Copan gingerly steps out on the thin ice of recognizing moral development in the text of scripture, but given his commitments to inerrancy, he must step very carefully on this ice to avoid crashing through. Copan tries to cross the ice by appealing to a notion of accommodation in which God meets people at their own flawed moral understanding in history, but with the intent of leading them ultimately to a more humane ethic. He writes:
“God’s act of incrementally ‘humanizing’ ancient Near Eastern structures for Israel meant diminished harshness and an elevated status of debt-servants, even if certain negative customs weren’t fully eliminated.
“So when we read in Joshua 10:22-27 that Joshua killed five Canaanite kings and hung their corpses on trees all day, we don’t have to explain away or justify such a practice. Such actions reflect a less morally refined condition.” (61)
“the Mosaic law was given to Israel in a morally inferior ancient Near Eastern context.” (88)

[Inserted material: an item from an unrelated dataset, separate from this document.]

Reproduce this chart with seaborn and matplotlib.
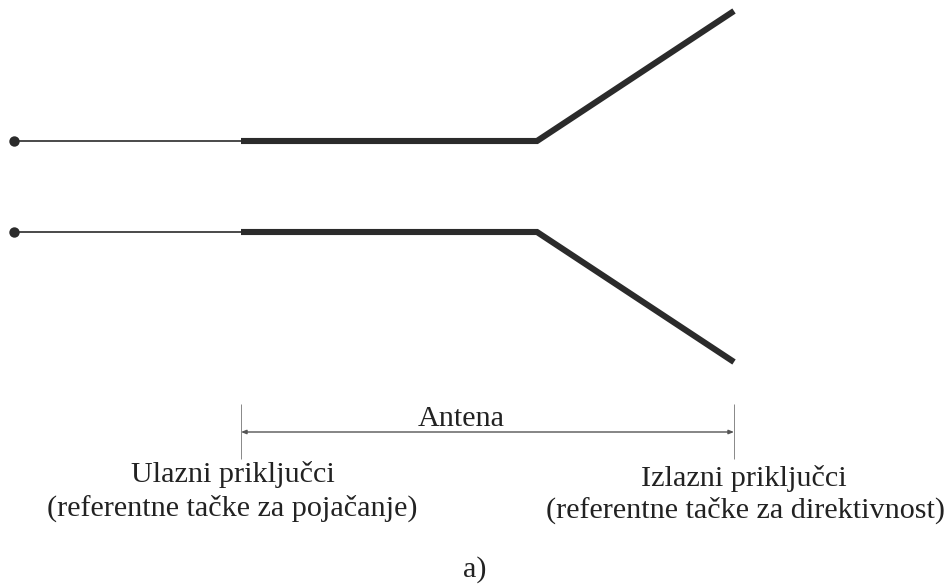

This leads Copan to the following conclusion:
“So we should evaluate the severity of harsh laws and punishments in their ancient Near Eastern context instead of in light of Western culture. Indeed, to the minds of the ancient Near Eastern peoples, we Westerners would be considered a bunch of softies!” (89)
This strikes me as terribly unsatisfactory. The God who created and sustains all things is somehow forced to reveal himself by conforming to morally flawed social standards? What if the ANE had been a culture of pornographic swinging wife swappers? Would God have been forced to accommodate to that culture (e.g. wife swapping is okay, but not orgies) with the intent of bringing it eventually to a monogamous and heterosexual sexual ethic? The very suggestion is bizarre. So why think that God is somehow forced to accommodate to brutally violent social practices of war and jurisprudence?

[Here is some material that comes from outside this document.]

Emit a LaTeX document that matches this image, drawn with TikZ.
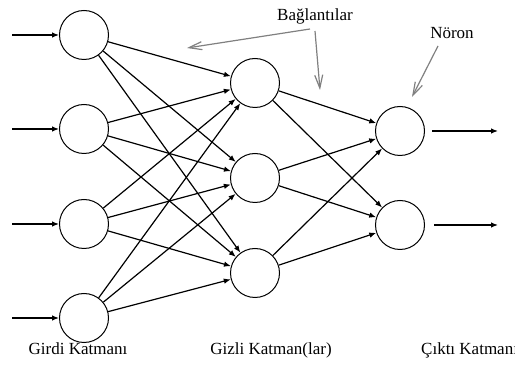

The final quip in the last quoted passage is particularly disturbing: “Indeed, to the minds of the ancient Near Eastern peoples, we Westerners would be considered a bunch of softies!” So what? To the mind of a Nazi, people crying at the gates of Auschwitz would be “softies” too. But that “softness” is nothing more than a profound awareness of the moral law to which the Nazis were willfully blind. Does Copan think that our aversion to the brutal standards of ANE justice is a result of going soft in modernity?
Ultimately it appears that Copan comes down on the side of affirming the practices scripture commends. He writes: “Critics claim that stoning people is primitive and barbaric….” (88) Copan doesn’t explicitly deny this but he attempts to put the objection in context of the ancient near east where stoning was an acceptable form of capital punishment. But again, so what?

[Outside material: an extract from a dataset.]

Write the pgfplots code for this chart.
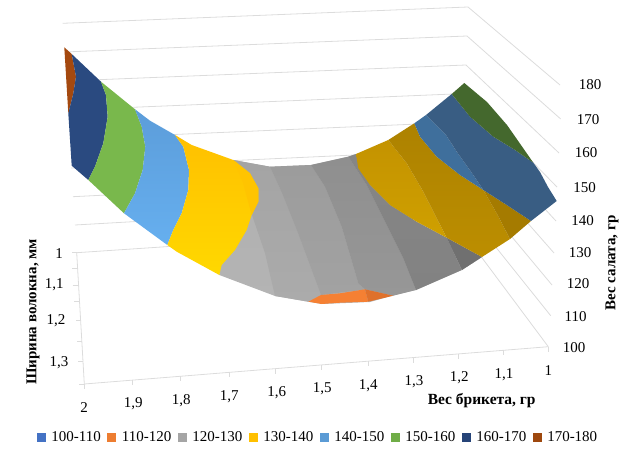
\documentclass[border=0pt]{standalone}
\usepackage{pgfplots}
\pgfplotsset{compat=1.18}
\usepackage{fontspec}
\setmainfont{Liberation Serif}
\definecolor{L1}{HTML}{4472C4}\definecolor{L2}{HTML}{ED7D31}\definecolor{L3}{HTML}{A5A5A5}\definecolor{L4}{HTML}{FFC000}
\definecolor{L5}{HTML}{5B9BD5}\definecolor{L6}{HTML}{70AD47}\definecolor{L7}{HTML}{264478}\definecolor{L8}{HTML}{9E480E}
\definecolor{gridc}{HTML}{DCDCDC}
\newcommand{\dc}[1]{\definecolor{c#1}{HTML}{#1}}
\dc{B0B0B0}\dc{B4B4B4}\dc{A4A4A4}\dc{ABABAB}\dc{9C9C9C}\dc{A2A2A2}\dc{8F8F8F}\dc{979797}\dc{868686}\dc{828282}\dc{707070}
\dc{F58033}\dc{DF712C}\dc{A5490F}\dc{2A4A80}\dc{79B84C}\dc{5C9DDA}\dc{66AFEF}\dc{FFC000}\dc{FFD800}\dc{FFC400}\dc{C49300}\dc{CFA000}
\dc{AD8200}\dc{BC8E00}\dc{A57B00}\dc{3F6F9C}\dc{395D83}\dc{44682D}
\newcommand{\gl}[1]{\addplot[gridc,line width=0.8pt,forget plot] coordinates {#1};}
\newcommand{\pf}[2]{\addplot[fill=c#1,draw=none,forget plot] coordinates {#2} --cycle;}
\newcommand{\ps}[3]{\addplot[top color=c#1,bottom color=c#2,draw=none,forget plot] coordinates {#3} --cycle;}
\begin{document}
\begin{tikzpicture}
\useasboundingbox (0,0) rectangle (640pt,457pt);
\begin{axis}[at={(0,0)},anchor=south west,scale only axis,width=640pt,height=457pt,
  xmin=0,xmax=640,ymin=0,ymax=457,y dir=reverse,hide axis,clip=false,
  legend columns=8,
  legend style={at={(axis cs:37,437)},anchor=west,draw=none,fill=none,inner sep=0pt,outer sep=0pt,
    font=\fontsize{15}{15}\selectfont,
    /tikz/every even column/.append style={column sep=6.6pt},
    nodes={inner sep=0pt,outer sep=0pt}},
  legend image code/.code={\fill[#1] (0pt,-4pt) rectangle (8pt,4pt);},
  legend cell align=left]
\addlegendimage{L1}\addlegendentry{\hspace{6pt}100-110}
\addlegendimage{L2}\addlegendentry{\hspace{6pt}110-120}
\addlegendimage{L3}\addlegendentry{\hspace{6pt}120-130}
\addlegendimage{L4}\addlegendentry{\hspace{6pt}130-140}
\addlegendimage{L5}\addlegendentry{\hspace{6pt}140-150}
\addlegendimage{L6}\addlegendentry{\hspace{6pt}150-160}
\addlegendimage{L7}\addlegendentry{\hspace{6pt}160-170}
\addlegendimage{L8}\addlegendentry{\hspace{6pt}170-180}
% back wall gridlines
\gl{(62.7,23.3)(468,7)}
\gl{(64.4,52)(467,36)}
\gl{(66,81)(466,65)}
\gl{(67.8,110)(465.5,93.5)}
\gl{(69.5,139)(464.5,122)}
\gl{(71.2,168)(463.5,150)}
\gl{(73,196.7)(462,177)}
\gl{(75,225)(460.5,203)}
\gl{(76.7,252.7)(459,227)}
% side wall gridlines
\gl{(468,7)(560,85)}
\gl{(467,36)(560.7,119)}
\gl{(466,65)(559,153)}
\gl{(465.5,93.5)(557,187)}
\gl{(464.5,122)(556,221)}
\gl{(463.5,150)(554,253)}
\gl{(462,177)(552,285)}
\gl{(460.5,203)(550.7,315.7)}
\gl{(459,227)(548.3,346.7)}
% floor
\gl{(76.7,252.7)(84.3,384)}
\gl{(84.3,384)(548.3,346.7)}
% ticks bottom
\gl{(84.3,384)(84.3,389)}\gl{(132.3,380.2)(132.3,385.2)}\gl{(180.7,376.3)(180.7,381.3)}
\gl{(229,372.4)(229,377.4)}\gl{(275.3,368.7)(275.3,373.7)}\gl{(321.7,365)(321.7,370)}
\gl{(368.3,361.2)(368.3,366.2)}\gl{(413.3,357.6)(413.3,362.6)}\gl{(458.3,354)(458.3,359)}
\gl{(503.3,350.3)(503.3,355.3)}\gl{(548.3,346.7)(548.3,351.7)}
% ticks left
\gl{(72.3,252.7)(76.7,252.7)}\gl{(72.3,268.3)(77.6,268.3)}\gl{(72.7,285)(78.6,285)}\gl{(74.3,301.7)(79.5,301.7)}
\gl{(76,320.7)(80.6,320.7)}\gl{(77,341.7)(81.8,341.7)}\gl{(78.3,361)(82.9,361)}\gl{(79.3,384)(84.3,384)}
% surface base (grey)
\ps{B0B0B0}{B4B4B4}{(233.3,160)(270,166.7)(311,165)(348,156.7)(356,154)(416,223)(482,257)(462,270)(416,290)(393,295.5)(370,302)(321.7,304)(308.3,301.7)(275,296)(219.3,275)}
\ps{A4A4A4}{ABABAB}{(233,160)(270,166.7)(282,193)(298,233)(321,295)(308.3,301.7)(275,296)(265,253)(252,215)(258,190)}
\ps{9C9C9C}{A2A2A2}{(270,166.7)(311,165)(325,186.7)(341.7,226.7)(358.3,283.3)(365,289.5)(321,295)(298,233)(282,193)}
\ps{8F8F8F}{979797}{(311,165)(348.3,156.7)(366.7,185)(383.3,218.3)(403.3,258.3)(416,290)(393,295.7)(365,289.3)(358.3,283.3)(341.7,226.7)(325,186.7)}
\ps{868686}{828282}{(348.3,156.7)(356,154)(370,185)(390,205)(416.7,221.7)(446.7,237.7)(461.7,270)(416,290)(403.3,258.3)(383.3,218.3)(366.7,185)}
\pf{707070}{(446.7,237.7)(482,257)(462,270)}
% orange
\pf{F58033}{(308.3,301.7)(321,295)(340,293.3)(365,289.3)(368.3,301.7)(340,302.7)(321.7,304)}
\pf{DF712C}{(365,289.3)(393.3,295.7)(368.3,301.7)}
% brown
\pf{A5490F}{(64.3,47.3)(71.7,54)(76,76.7)(73.3,93.3)(68.3,113.3)}
% navy
\pf{2A4A80}{(71.7,54)(101,81.7)(106,95)(107.7,116.7)(103.3,143.3)(95,166.7)(88.3,180)(71.7,165.7)(68.3,113.3)(73.3,93.3)(76,76.7)}
% green
\pf{79B84C}{(101,81.7)(135,109.3)(141.7,126.7)(145.3,146.7)(142.7,170)(135,193.3)(124,213.3)(88.3,180)(95,166.7)(103.3,143.3)(107.7,116.7)(106,95)}
% light blue
\ps{5C9DDA}{66AFEF}{(135,109.3)(150,120.7)(175,135)(183.3,146.7)(189,170)(188.3,190)(181.7,213.3)(173.3,230)(167.3,245)(124,213.3)(135,193.3)(142.7,170)(145.3,146.7)(141.7,126.7)}
% yellow
\ps{FFC000}{FFD800}{(175,135)(191.7,145)(233.3,160)(250,173.3)(258.3,188.3)(258.3,201.7)(251.7,215)(246.7,230)(235,250)(221.7,265)(219.3,275)(176.7,251.7)(167.3,245)(173.3,230)(181.7,213.3)(188.3,190)(189,170)(183.3,146.7)}
\pf{FFC400}{(233.3,160)(250,173.3)(258.3,188.3)(258.3,201.7)(251.7,215)(243,183)}
% gold
\ps{C49300}{CFA000}{(356,154)(388.3,140)(406.7,163.3)(423.3,191.7)(436.7,218.3)(446.7,237.7)(416.7,221.7)(390,205)(370,185)(358.3,168.3)}
\ps{AD8200}{BC8E00}{(388.3,140)(414.3,123.3)(420,136.7)(436.7,156.7)(460,175)(483.3,190)(496.7,213.3)(510,239)(482,257)(446.7,237.7)(436.7,218.3)(423.3,191.7)(406.7,163.3)}
\pf{A57B00}{(483.3,190)(506.7,205)(531,221)(510,239)(496.7,213.3)}
% blue
\pf{3F6F9C}{(414.3,123.3)(426,115)(446,135)(456.7,151.7)(473.3,175)(483.3,190)(460,175)(436.7,156.7)(420,136.7)}
\pf{395D83}{(426,115)(451.7,94)(470,116.7)(493.3,136.7)(515,150)(533.3,162.7)(540,172)(548,187)(556.7,201)(531,221)(506.7,205)(483.3,190)(473.3,175)(456.7,151.7)(446,135)}
% dark green
\pf{44682D}{(451.7,94)(464.3,83)(487,102)(507,125)(533.3,162.7)(515,150)(493.3,136.7)(470,116.7)}
% tick labels
\begin{scope}[every node/.style={font=\fontsize{15}{15}\selectfont,inner sep=0pt}]
\node at (axis cs:590,85) {180};
\node at (axis cs:588,119.5) {170};
\node at (axis cs:586,153) {160};
\node at (axis cs:584.5,187.5) {150};
\node at (axis cs:582.5,220.5) {140};
\node at (axis cs:580,252.5) {130};
\node at (axis cs:578,284) {120};
\node at (axis cs:575.7,316.7) {110};
\node at (axis cs:574,347.7) {100};
\node at (axis cs:59,253.3) {1};
\node at (axis cs:54.3,285) {1,1};
\node at (axis cs:56,320.7) {1,2};
\node at (axis cs:59,362.7) {1,3};
\node at (axis cs:84,407.7) {2};
\node at (axis cs:133.3,403.3) {1,9};
\node at (axis cs:181.3,400.7) {1,8};
\node at (axis cs:229.3,396.7) {1,7};
\node at (axis cs:276.7,392.7) {1,6};
\node at (axis cs:322.3,389) {1,5};
\node at (axis cs:368.3,385.7) {1,4};
\node at (axis cs:414,382) {1,3};
\node at (axis cs:459.3,377.7) {1,2};
\node at (axis cs:504,374.7) {1,1};
\node at (axis cs:548.3,370.7) {1};
\node[font=\fontsize{15.5}{15.5}\selectfont\bfseries] at (axis cs:481.7,401) {Вес брикета, гр};
\node[font=\fontsize{15}{15}\selectfont\bfseries,rotate=90] at (axis cs:33,312) {Ширина волокна, мм};
\node[font=\fontsize{15}{15}\selectfont\bfseries,rotate=90] at (axis cs:612,263) {Вес салата, гр};
\end{scope}
\end{axis}
\end{tikzpicture}
\end{document}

Here’s another analogy. Let’s say that instead of revealing himself in the ancient near east, God revealed himself in medieval Europe. Of course in this time, it was standard practice to inflict torture and death on people in excruciating ways. We’ve since “gone soft”, believing that such devices are barbaric. But God would have accommodated to the mores of the time. And so a medievally formed Pentateuch might well have included detailed instructions on the use of the pear of anguish and the rack. Although God would ultimately not prefer his creatures to torture each other in this way, it would be a necessary accommodation to the standards of the medieval Europe in which he was forming a people. (Of course the use of the pear of anguish and the rack by the medieval Israelites as outlined in the medieval Pentateuch would have been an advance over earlier uses, as if that is a consolation.)
Perhaps you think this is an unfair, emotionally manipulative illustration. But the biblical form of the pear of anguish and the rack was stoning. Today we are horrified by the practice. Perhaps you have read of the practice of the Taliban in burying people up to their necks and then stoning them. If you have, and you are humane (not “soft”), you have reacted in horror. But ironically, this is probably more humane than biblical stoning because with the head being the sole target a person is more likely to lose consciousness more quickly. Biblical stoning, by contrast, could be a much more drawn out occurrence with people naturally, and vainly, attempting to shield themselves from the projectiles.
So Copan is forced to affirm that God accommodated himself to brutal, inhumane standards of ANE justice which are not unlike divinely given medieval stipulations for the proper use of the pear of anguish and the rack.
But things are worse yet, for Copan doesn’t just affirm stoning as a licit accommodation to ANE standards. He even affirms the stoning of children when addressing the chillling instructions in Deuteronomy 21: 18-21. Copan defends the practice of stoning insolent brats as follows:
“What was the offense? We’re not talking about a little practical joker or even about a teenager who won’t clean up his room. No, he’s an utter delinquent whose hardened, insubordinate behavior can’t be corrected, despite everyone’s best efforts.” (90-1)
On the one hand, I admire Copan for taking the bull by the horns and admitting his views openly. But on the other hand, it is a breathtaking admission that on his view God really did accommodate to the stoning practices of the ANE, even to the point of advising the stoning of one’s children. And what was the offense? The child is a “glutton and a drunkard”.
These days we don’t stone wayward rebellious children, even those who are gluttons and drunkards. Rather, if we’re doing our due diligence as parents, we kick them out, make them get a job, do whatever tough love requires. And if things go right, and a lot of the time they do, the kid grows out of this stage and looks back askance on this wasted time of pointless rebellion.
Imagine an apologetic which would advise, at any time or place in history, that the best way to deal with a lazy punk kid is to pelt them to death with rocks. But that, incredibly enough, is what we have here.